Consulting, finance, and technology are three of the most popular industries for MBA applicants to aim for.
They each require different skillsets and different experiences, and an MBA can be a perfect opportunity to acquire them.
But success is not just about accumulating skills that are currently valuable. A good MBA will also help you invest in skills that will serve you in the future of work, and can put you ahead of the pack in your desired sector.
At HKUST Business School, administrators work with employers from a wide range of industries.
“At HKUST, we actively build relationships with corporate partners. We are experiencing a growing fanbase of employers,” says the school’s assistant director of MBA careers and professional development, Christopher Yip. “They’ve increased both the number of hires from our school and extended their scope of hiring to more business units over time.”
We asked Chris what skills MBAs will need to be ahead of the curve in each of these key industries. Here’s what he said…
“Consulting [careers are] a major trend among our students,” says Chris. “In Asia, a lot of consulting firms focus on taking clients through the digital transformation now—that means that the key skill needed is the ability to drive business innovation.”
Driving innovation is about more than just digitalizing every process: it’s about knowing the limitations of technology as much as its uses, and blending that knowledge with innovative business models and successful project management.
HKUST MBAs get a primer in this kind of decision-making, with core and elective courses such as Business Modelling and Technology Consulting.
The school provides ample opportunities for students to flex this muscle in a practical setting—a team from HKUST recently came in first place in the Roland Berger International MBA Case Competition, and Chris says that the whole team were offered internships at the company based on their strong performance.
Finance is one of Hong Kong’s staple industries, so it’s no surprise that 37% of HKUST MBA grads work in financial services or investment management post-graduation.
The key to this success, according to Chris, is equipping students with a strong business sense and thorough understanding of finance.
“With the growing economies in Asia, private equity presents exciting career path for a lot of students.

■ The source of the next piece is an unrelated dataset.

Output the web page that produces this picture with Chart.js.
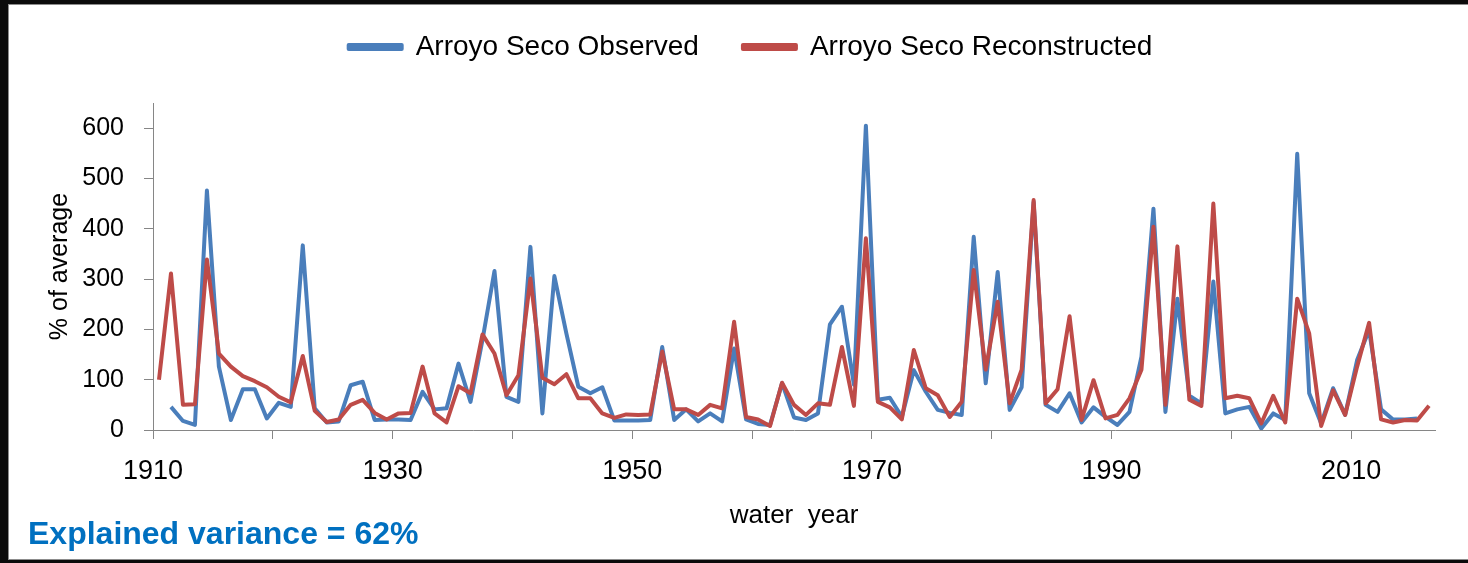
<!DOCTYPE html>
<html>
<head>
<meta charset="utf-8">
<script src="https://cdn.jsdelivr.net/npm/chart.js@4.4.1/dist/chart.umd.min.js"></script>
<style>
  html, body { margin: 0; padding: 0; background: #0b0b0b; }
  #frame {
    position: absolute; left: 8px; top: 4px; width: 1460px; height: 556px;
    background: #fff; border: 1px solid #8c8c8c; border-right: none; box-sizing: border-box;
  }
  #wrap { position: absolute; left: 0; top: 0; width: 1468px; height: 563px; }
  #note {
    position: absolute; left: 28px; top: 515px;
    font: bold 32px 'Liberation Sans', Arial, sans-serif; color: #0070C0;
    white-space: nowrap;
  }
</style>
</head>
<body>
<div id="frame"></div>
<div id="wrap"><canvas id="grafico" width="1468" height="563"></canvas></div>
<div id="note">Explained variance = 62%</div>
<script>
// anos hidrológicos (water years)
const anos = [
  1910, 1911, 1912, 1913, 1914, 1915, 1916, 1917, 1918, 1919,
  1920, 1921, 1922, 1923, 1924, 1925, 1926, 1927, 1928, 1929,
  1930, 1931, 1932, 1933, 1934, 1935, 1936, 1937, 1938, 1939,
  1940, 1941, 1942, 1943, 1944, 1945, 1946, 1947, 1948, 1949,
  1950, 1951, 1952, 1953, 1954, 1955, 1956, 1957, 1958, 1959,
  1960, 1961, 1962, 1963, 1964, 1965, 1966, 1967, 1968, 1969,
  1970, 1971, 1972, 1973, 1974, 1975, 1976, 1977, 1978, 1979,
  1980, 1981, 1982, 1983, 1984, 1985, 1986, 1987, 1988, 1989,
  1990, 1991, 1992, 1993, 1994, 1995, 1996, 1997, 1998, 1999,
  2000, 2001, 2002, 2003, 2004, 2005, 2006, 2007, 2008, 2009,
  2010, 2011, 2012, 2013, 2014, 2015, 2016
];

// % of average, observado
const observado = [
  null, 46, 18, 10, 476, 126, 20, 81, 81, 23,
  54, 46, 367, 43, 15, 17, 89, 96, 20, 21,
  21, 20, 76, 41, 43, 132, 56, 179, 316, 66,
  56, 364, 33, 306, 192, 86, 73, 85, 19, 19,
  19, 20, 165, 20, 41, 17, 33, 17, 162, 21,
  12, 10, 93, 25, 20, 33, 210, 245, 90, 605,
  60, 64, 26, 119, 76, 40, 34, 30, 384, 93,
  314, 40, 85, 453, 50, 36, 73, 15, 45, 26,
  10, 36, 146, 440, 36, 261, 68, 53, 295, 33,
  41, 46, 3, 33, 20, 549, 73, 13, 83, 30,
  139, 199, 41, 21, 21, 23, null
];

// % of average, reconstruído
const reconstruido = [
  100, 311, 50, 51, 339, 152, 126, 107, 97, 85,
  66, 55, 147, 38, 16, 21, 50, 60, 34, 21,
  33, 34, 126, 33, 15, 87, 73, 190, 152, 69,
  109, 301, 104, 91, 111, 63, 63, 33, 24, 31,
  30, 31, 156, 41, 41, 30, 50, 43, 215, 26,
  21, 8, 94, 50, 30, 53, 50, 165, 48, 381,
  56, 45, 21, 159, 83, 69, 26, 56, 318, 120,
  255, 53, 120, 457, 53, 81, 226, 20, 99, 23,
  30, 63, 120, 404, 50, 365, 60, 48, 450, 63,
  68, 63, 13, 68, 15, 261, 192, 8, 79, 30,
  126, 213, 21, 15, 20, 19, 48
];

// marcas do eixo x (a cada 10 anos) e rótulos (a cada 20)
const ticksX = [1910, 1920, 1930, 1940, 1950, 1960, 1970, 1980, 1990, 2000, 2010];
const rotulosX = [1910, 1930, 1950, 1970, 1990, 2010];
const ticksY = [0, 100, 200, 300, 400, 500, 600];

const AZUL = '#4A7EBB';
const VERMELHO = '#BE4B48';
const CINZA = '#868686';
const FONTE = "'Liberation Sans', Arial, sans-serif";

// altura fixa da legenda e pequeno deslocamento dela
const ajusteLegenda = {
  id: 'ajusteLegenda',
  beforeInit(chart) {
    chart.legend.fit = (function (fitOriginal) {
      return function () {
        fitOriginal.call(this);
        this.height = 103;
      };
    })(chart.legend.fit);
  },
  afterLayout(chart) {
    const lg = chart.legend;
    lg.top -= 11; lg.bottom -= 11;
    lg.left += 28; lg.right += 28;
  }
};

const ctx = document.getElementById('grafico').getContext('2d');
const myChart = new Chart(ctx, {
  type: 'line',
  data: {
    labels: anos,
    datasets: [
      {
        label: 'Arroyo Seco Observed',
        data: observado,
        borderColor: AZUL,
        backgroundColor: AZUL,
        borderWidth: 4,
        pointRadius: 0,
        tension: 0,
        borderJoinStyle: 'round',
        xAxisID: 'xd',
        order: 1
      },
      {
        label: 'Arroyo Seco Reconstructed',
        data: reconstruido,
        borderColor: VERMELHO,
        backgroundColor: VERMELHO,
        borderWidth: 4,
        pointRadius: 0,
        tension: 0,
        borderJoinStyle: 'round',
        xAxisID: 'xd',
        order: 0
      }
    ]
  },
  options: {
    responsive: false,
    animation: false,
    layout: { padding: { left: 10, right: 33, top: 0, bottom: 0 } },
    plugins: {
      tooltip: { enabled: false },
      legend: {
        position: 'top',
        labels: {
          color: '#000',
          font: { family: FONTE, size: 28 },
          boxWidth: 53,
          boxHeight: 4,
          padding: 44,
          sort: (a, b) => a.datasetIndex - b.datasetIndex
        }
      }
    },
    scales: {
      xd: {
        type: 'category',
        display: false,
        offset: true
      },
      x: {
        type: 'linear',
        position: 'bottom',
        min: 1910,
        max: 2017,
        afterBuildTicks: (scale) => {
          scale.ticks = ticksX.map(v => ({ value: v }));
        },
        afterFit: (scale) => { scale.height = 133; },
        border: { color: CINZA, width: 1 },
        grid: { drawOnChartArea: false, color: CINZA, tickLength: 9 },
        ticks: {
          autoSkip: false,
          maxRotation: 0,
          padding: 16,
          color: '#000',
          font: { family: FONTE, size: 27 },
          callback: (v) => rotulosX.includes(v) ? String(v) : ''
        },
        title: {
          display: true,
          text: 'water  year',
          color: '#000',
          font: { family: FONTE, size: 26 },
          padding: { top: 0, bottom: 32 }
        }
      },
      y: {
        min: 0,
        max: 650,
        afterBuildTicks: (scale) => {
          scale.ticks = ticksY.map(v => ({ value: v }));
        },
        afterFit: (scale) => { scale.width = 143; },
        border: { color: CINZA, width: 1 },
        grid: { drawOnChartArea: false, color: CINZA, tickLength: 9 },
        ticks: {
          padding: 20,
          color: '#000',
          font: { family: FONTE, size: 25 }
        },
        title: {
          display: true,
          text: '% of average',
          color: '#000',
          font: { family: FONTE, size: 25 },
          padding: { top: 35, bottom: 0 }
        }
      }
    }
  },
  plugins: [ajusteLegenda]
});
</script>
</body>
</html>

Employers often describe their daily job as analyzing companies and industries to discover investment opportunities, therefore students will need to demonstrate strong access to different resources and analytical skills,” he explains.
“They need to be able to use analytical tools to research and evaluate information, compare financial models, and create marketing presentations that communicate investment ideas in clear, sometimes non-technical language.”

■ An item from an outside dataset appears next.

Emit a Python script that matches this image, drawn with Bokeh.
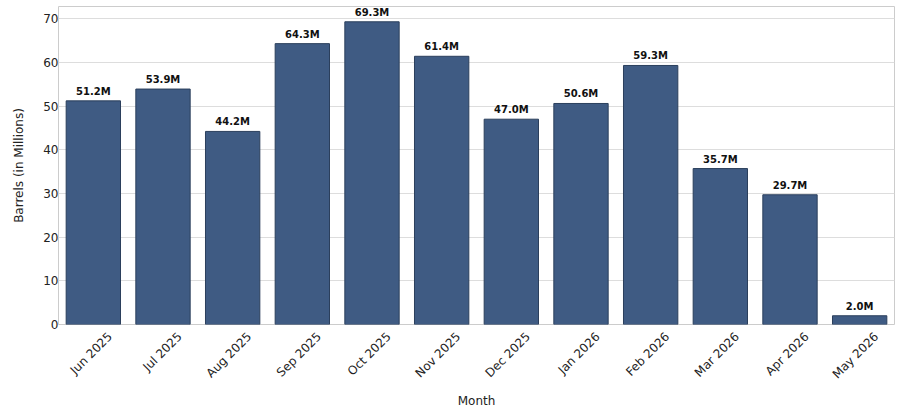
from math import pi
from bokeh.plotting import figure
from bokeh.models import ColumnDataSource, Range1d, LinearAxis, FixedTicker
from bokeh.core.properties import value
from bokeh.embed import file_html
from bokeh.resources import INLINE

months = ["Jun 2025", "Jul 2025", "Aug 2025", "Sep 2025", "Oct 2025", "Nov 2025",
          "Dec 2025", "Jan 2026", "Feb 2026", "Mar 2026", "Apr 2026", "May 2026"]
barrels = [51.2, 53.9, 44.2, 64.3, 69.3, 61.4, 47.0, 50.6, 59.3, 35.7, 29.7, 2.0]
labels = ["%.1fM" % v for v in barrels]
y_ticks = [0, 10, 20, 30, 40, 50, 60, 70]

idx = list(range(len(months)))
source = ColumnDataSource(data=dict(i=idx, month=months, barrels=barrels, label=labels))

p = figure(x_range=Range1d(-0.5, len(months) - 0.5), y_range=Range1d(0, 72.8),
           frame_width=836, frame_height=318, output_backend="svg", toolbar_location=None, tools="",
           x_axis_location=None, y_axis_label="Barrels (in Millions)",
           min_border_top=6, min_border_right=2, min_border_left=58, min_border_bottom=0)

p.vbar(x="i", top="barrels", width=0.78, source=source,
       fill_color="#3f5b83", line_color="#2b3f5c", line_width=1)

p.text(x="i", y="barrels", text="label", source=source,
       text_align="center", text_baseline="bottom", y_offset=-4,
       text_font=value("DejaVu Sans"), text_font_style="bold",
       text_font_size="10px", text_color="#111111")

# month axis on a slightly shifted scale, so the rotated names sit centred under the bars
shift = 0.24
p.extra_x_ranges = {"names": Range1d(-0.5 - shift, len(months) - 0.5 - shift)}
xaxis = LinearAxis(x_range_name="names", axis_label="Month",
                   ticker=FixedTicker(ticks=idx),
                   major_label_overrides={i: m for i, m in zip(idx, months)})
p.add_layout(xaxis, "below")

p.outline_line_color = "#cccccc"
p.xgrid.grid_line_color = None
p.ygrid.grid_line_color = "#dddddd"
p.ygrid.ticker = y_ticks
p.yaxis.ticker = y_ticks

for ax in (xaxis, p.yaxis[0]):
    ax.axis_line_color = None
    ax.major_tick_line_color = None
    ax.minor_tick_line_color = None
    ax.major_tick_out = 0
    ax.major_tick_in = 0
    ax.minor_tick_out = 0
    ax.minor_tick_in = 0
    ax.major_label_text_font = "DejaVu Sans"
    ax.major_label_text_font_size = "12px"
    ax.major_label_text_color = "#222222"
    ax.axis_label_text_font = "DejaVu Sans"
    ax.axis_label_text_font_size = "12px"
    ax.axis_label_text_font_style = "normal"
    ax.axis_label_text_color = "#222222"

xaxis.major_label_orientation = pi / 4
xaxis.major_label_standoff = 10
xaxis.axis_label_standoff = 5
p.yaxis.major_label_standoff = 0
p.yaxis.axis_label_standoff = 14

open("out.html", "w").write(file_html(p, INLINE))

When it comes to complex analytics, particularly in the area of finance, MBAs at HKUST are well-placed to get the experience they need. Through courses such as Financial Statement Analysis, students are introduced to real-world cases so that they can readily put their skills to work after graduation.

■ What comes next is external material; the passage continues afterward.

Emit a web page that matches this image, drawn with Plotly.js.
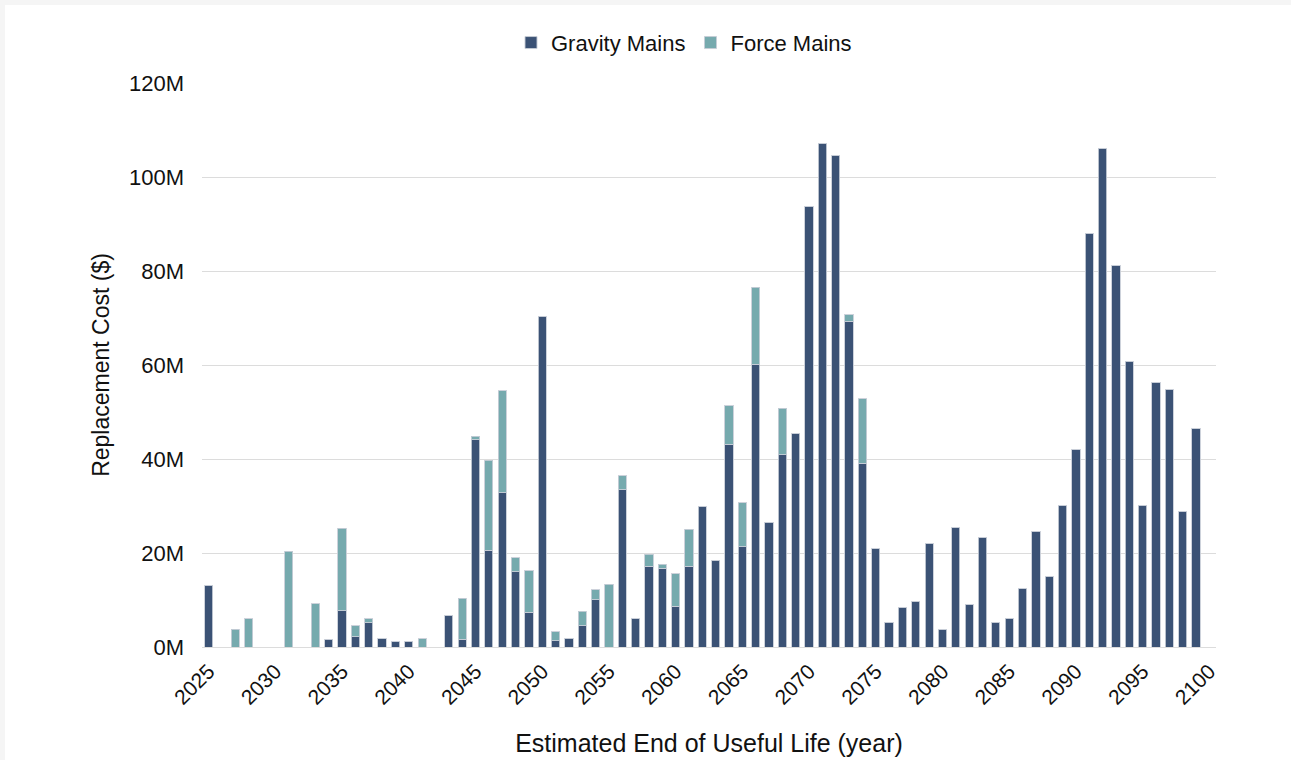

Perhaps predictably given its proximity to tech hubs like Shenzhen and Guangzhou, technology is another popular sector for HKUST grads to go into after finishing their MBAs.
“A lot of [graduates] take roles in product management, sales strategy, and regional supply chain planning,” Chris says.
The key skill that graduates need in the tech industry is problem-solving, according to Chris.
The tech landscape is ambiguous and requires its business leaders to have a sense of urgency about resolving issues.
The school recently opened a new business technology and analytics track, featuring courses on topics like AI, big data, blockchain, and fintech.
HKUST also plays host to a well-connected Fintech club, which supports events during the annual Hong Kong fintech week as well as collaborating with prominent fintech firms in the region through joint labs, mentoring projects, and industry sharing sessions.
What about if you want to work in Asia?
It makes sense that different industries require different skills of their MBA graduate hires, but the same is also true of different geographic regions.
“Hong Kong is an international business hub. A good understanding of the business culture in China and Asia will be important for success [in any industry],” Chris advises.
Of course, understanding business culture is important in the West as well, but businesspeople looking to work in Asia need a nuanced understanding of the very different business practices at work in the region—for instance, the importance of interpersonal relationships to business building.
An MBA can be a chance for students to take in all aspects of the business landscape in Asia with the guiding hand of faculty and alumni to help them on the way.
When asked if there is one skill that all MBA graduates everywhere should cultivate, Chris takes a pause.
“It’s a very tough job to pick one single skill [that’s the most important],” he says. “If I were to pick one, in my opinion it would be the ability to learn constantly.
“Technology is continuously changing at an increasing pace—referencing leading technology firm, Google, companies everywhere are seeking learning animals, people who are naturally driven to learn on their own.”
By taking the step to go back to business school, you could say that MBAs already have a head start.